Without cereal, Post Consumer Brands wouldn't exist.
Of the nation's three dominant cereal manufacturers, the Lakeville-based maker of Fruity Pebbles and Honeycomb is the only one that exclusively sells bowl-ready breakfast food. As the company looks back on 100 years of its Malt-O-Meal business and 125 years for its Post-branded cereals, a new chief executive is looking into a future rife with challenges to its bedrock food.
Cereal remains the No. 1 breakfast food, but consumption has been in gradual decline for several years. It's losing ground to eggs, fruit and breakfast sandwiches as consumers are increasingly trying to reduce sugar in their diet and incorporate healthful, on-the-go and satiating morning meals.

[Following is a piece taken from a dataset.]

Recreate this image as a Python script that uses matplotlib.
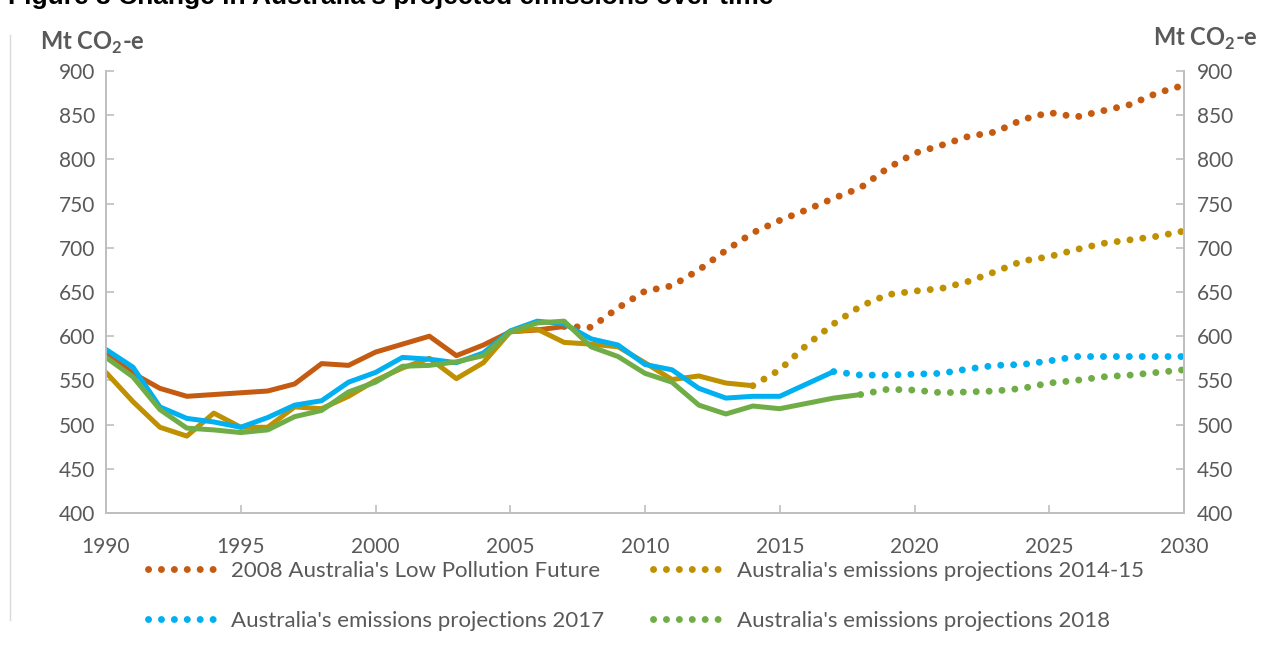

Last year, Post hired a new CEO, Howard Friedman, who previously played a key role in the integration of Kraft and Heinz in 2015 and says "the death of cereal" is overstated.
"All the changes happening across so many dimensions simultaneously is causing everyone to scratch their heads a bit. I think that's true for us and for the entire industry," Friedman said.
Post Consumer Brands was created in 2015 when St. Louis-based Post Holdings bought Northfield-based MOM Brands, best known for making the large bagged Malt-O-Meal cereals, and merged it with its Post Foods subsidiary. The parent company consolidated its cereal business at a new headquarters in Lakeville, making it the third-largest cereal company in the U.S. behind Golden Valley-based General Mills and Michigan-based Kellogg Co.
Those three companies control 80% of all cereal sold in the United States.
Post sold $1.8 billion worth of cereal last year, a 1% increase when excluding newly acquired brands that can artificially inflate growth rates. Despite consumers moving toward less sugar and better-for-you options, it was the sugary breakfast cereals that saved the day.